Leader Of Mexican Narcotics Trafficking Organization Extradited To The United States To Face International Narcotics Importation And Distribution Conspiracy Charges
Defendant’s Organization Allegedly Transported Multi-Ton Quantities Of Cocaine From Central America To Mexican Drug Cartels For Importation Into The United States
Juan Juarez Orosco, also known as “El Abuelo,” the alleged leader of a Mexican narcotics trafficking organization responsible for trafficking multi-ton quantities of cocaine, was extradited to the United States from Panama on November 8, 2013, and was arraigned on November 10, 2013, before United States Magistrate Judge Lois Bloom at the federal courthouse in Brooklyn, New York.
The extradition was announced by Loretta E. Lynch, United States Attorney for the Eastern District of New York; Mythili Raman, Acting Assistant Attorney General of the Criminal Division of the U.S. Department of Justice; New York Division; and James T. Hayes, Jr., Special Agent-in-Charge, Department of Homeland Security, Homeland Security Investigations (HSI); Brian R. Crowell, Special Agent-in-Charge, Drug Enforcement Administration (DEA).
According to charges in an indictment returned in the Eastern District of New York, from the early 1990’s until his arrest in March 2012, Juarez led a large-scale maritime and land transportation operation responsible for trafficking multi-ton quantities of cocaine from Central America, through the waters of the Atlantic Ocean to the coast of Mexico. Once the cocaine arrived in Mexico, Juarez and his co-conspirators transported the tons of cocaine from the coast of Mexico to Mexico City, where they were shipped to the United States for distribution. Throughout the 2000s, Juarez worked with major narcotics traffickers based in Colombia and Mexico, including the Norte Valle Cartel, the Beltran-Leyva Cartel, and the Sinaloa Cartel. According to court filings, through the mid-2000’s, Juarez’s organization was responsible for transporting over 35,000 kilograms of cocaine for the Beltran-Leyva organization alone. At the height of its activity, Juarez’s organization was allegedly responsible for transporting approximately eight tons of cocaine a month in conjunction with the Sinaloa Cartel.
“There is no escape from the reach of the law, no matter where drug kingpins operate their poisonous trade. Juan Juarez Orosco may have operated an international drug trafficking network that stretched across the Western Hemisphere, but today he faces justice in a courtroom in Brooklyn,” stated United States Attorney Lynch. “Thanks to our law enforcement partners in Panama, today’s extradition also shows that there is no safe haven for drug traffickers on the run.” Ms. Lynch extended her appreciation to the DEA, HSI, and the Office of International Affairs of the U.S. Department of Justice.

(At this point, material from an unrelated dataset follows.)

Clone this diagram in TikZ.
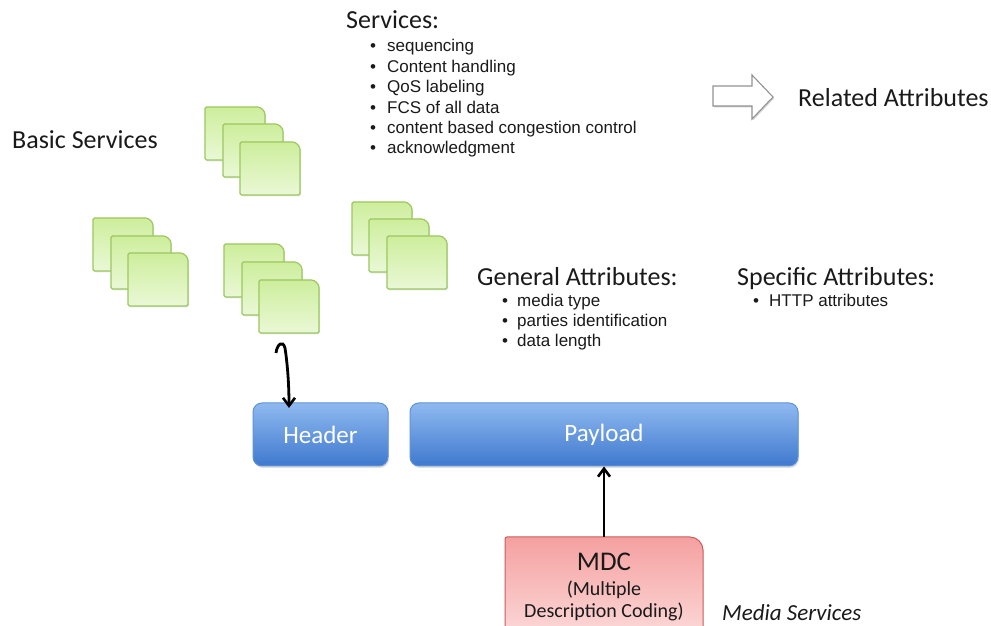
\documentclass[tikz,border=0pt]{standalone}
\usepackage{fontspec}
\setmainfont{Carlito}
\newfontfamily\arialf{Liberation Sans}
\usetikzlibrary{arrows.meta,shadows}
\definecolor{txt}{HTML}{1A1A1A}
\definecolor{cardtop}{HTML}{CDEE9C}
\definecolor{cardbot}{HTML}{EAF8D6}
\definecolor{cardline}{HTML}{9CC760}
\definecolor{bluetop}{HTML}{8FB9F0}
\definecolor{bluebot}{HTML}{3F79CE}
\definecolor{blueline}{HTML}{5F93D8}
\definecolor{pinktop}{HTML}{F5A0A0}
\definecolor{pinkbot}{HTML}{FCDADA}
\definecolor{pinkline}{HTML}{CC5A5A}
\tikzset{
  card/.style={draw=cardline, line width=1.2pt, top color=cardtop, bottom color=cardbot,
    rounded corners=1.5pt, drop shadow={opacity=0.2, shadow xshift=1pt, shadow yshift=-1.5pt}},
  bluebox/.style={draw=blueline, line width=1pt, top color=bluetop, bottom color=bluebot,
    rounded corners=9pt, inner sep=0pt, text=white, font=\fontsize{25}{28}\selectfont,
    drop shadow={opacity=0.25, shadow xshift=1pt, shadow yshift=-2pt}},
  title/.style={anchor=base west, inner sep=0pt, text=txt, font=\fontsize{26}{30}\selectfont},
  bul/.style={anchor=base west, inner sep=0pt, text=txt, font=\arialf\fontsize{17}{20}\selectfont},
  conn/.style={line width=2.8pt, -{Straight Barb[length=8pt,width=12pt,line width=2.6pt]}},
}
% card: #1 = left x (px), #2 = top y (px, from top)
\newcommand\gcard[2]{%
  \path[card] (#1,{626-#2-53}) -- (#1,{626-#2}) -- ({#1+51},{626-#2})
    .. controls ({#1+56},{626-#2}) and ({#1+60},{626-#2-4}) .. ({#1+60},{626-#2-9})
    -- ({#1+60},{626-#2-53}) -- cycle;}
\begin{document}
\begin{tikzpicture}[x=1pt,y=1pt]
\useasboundingbox (0,0) rectangle (991,626);
\fill[white] (0,0) rectangle (991,626);

% card stacks
\gcard{205}{107}\gcard{223}{124}\gcard{240}{142}
\gcard{93}{218}\gcard{111}{236}\gcard{128}{253}
\gcard{224}{244}\gcard{242}{262}\gcard{259}{280}
\gcard{352}{202}\gcard{369}{219}\gcard{387}{236}
\coordinate (hookstart) at (276,273);

% texts
\node[title] (services) at (346,597) {Services:};
\foreach \t [count=\i] in {sequencing,Content handling,QoS labeling,FCS of all data,content based congestion control,acknowledgment}{
  \node[bul] (sb\i) at (370,{626-52-(\i-1)*20.4}) {•};
  \node[bul] (st\i) at (387,{626-52-(\i-1)*20.4}) {\t};
}
\node[title] (basic) at (12,477) {Basic Services};
\node[title] (related) at (798,519) {Related Attributes};
\node[title] (general) at (477,340) {General Attributes:};
\foreach \t [count=\i] in {media type,parties identification,data length}{
  \node[bul] (gb\i) at (502,{626-307-(\i-1)*19.8}) {•};
  \node[bul] (gt\i) at (517,{626-307-(\i-1)*19.8}) {\t};
}
\node[title] (specific) at (737,340) {Specific Attributes:};
\node[bul] (hb) at (753,319) {•};
\node[bul] (ht) at (769,319) {HTTP attributes};

% hollow arrow
\path[draw=gray!85, line width=1.1pt, fill=white, drop shadow={opacity=0.35, shadow xshift=1pt, shadow yshift=-1.5pt}]
  (713,540) -- (752,540) -- (752,551) -- (773,529) -- (752,507) -- (752,520) -- (713,520) -- cycle;

% header / payload
\node[bluebox, minimum width=135pt, minimum height=63pt] (header) at (320.5,191.5) {Header};
\node[bluebox, minimum width=388pt, minimum height=63pt] (payload) at (604,191.5) {Payload};

% MDC box
\path[draw=pinkline, line width=1pt, top color=pinktop, bottom color=pinkbot, rounded corners=2pt]
  (505,-12) -- (505,89) -- (688,89) .. controls (697,89) and (703,83) .. (703,74) -- (703,-12) -- cycle;
\coordinate (mdctop) at (604,89);
\node[anchor=base, inner sep=0pt, text=txt, font=\fontsize{27}{30}\selectfont] (mdc) at (604,55) {MDC};
\node[anchor=base, inner sep=0pt, text=txt, font=\fontsize{20}{24}\selectfont] (mdc2) at (604,30) {(Multiple};
\node[anchor=base, inner sep=0pt, text=txt, font=\fontsize{20}{24}\selectfont] (mdc3) at (604,8) {Description Coding)};
\node[anchor=base west, inner sep=0pt, text=txt, font=\itshape\fontsize{23}{26}\selectfont] (media) at (722,5) {Media Services};

% connectors
\draw[conn] (hookstart) .. controls (277,282) and (283,286) .. (285,278)
  .. controls (287,265) and (289,245) .. (289,218);
\draw[conn] (mdctop) -- (payload.south -| mdctop);
\end{tikzpicture}
\end{document}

“As alleged in the indictment, Juarez’s trafficking organization was responsible for the importation of massive quantities of cocaine, across oceans and continents, into the United States,” said Acting Assistant Attorney General Raman. “Juarez’s arrest and extradition are a testament to the tenacity of law enforcement officers across the world, and show that what we can accomplish when we work together with our partners around the globe to capture major drug traffickers and bring them to justice.”
The charges in the indictment are merely allegations, and the defendant is presumed innocent unless and until proven guilty. If convicted, the defendant faces a mandatory minimum sentence of ten years and a maximum penalty of life imprisonment.
The government’s case is being prosecuted by Assistant United States Attorneys Gina M. Parlovecchio and Tiana Demas, and Trial Attorney Adrian Rosales of the Narcotics and Dangerous Drugs Section of the U.S. Department of Justice.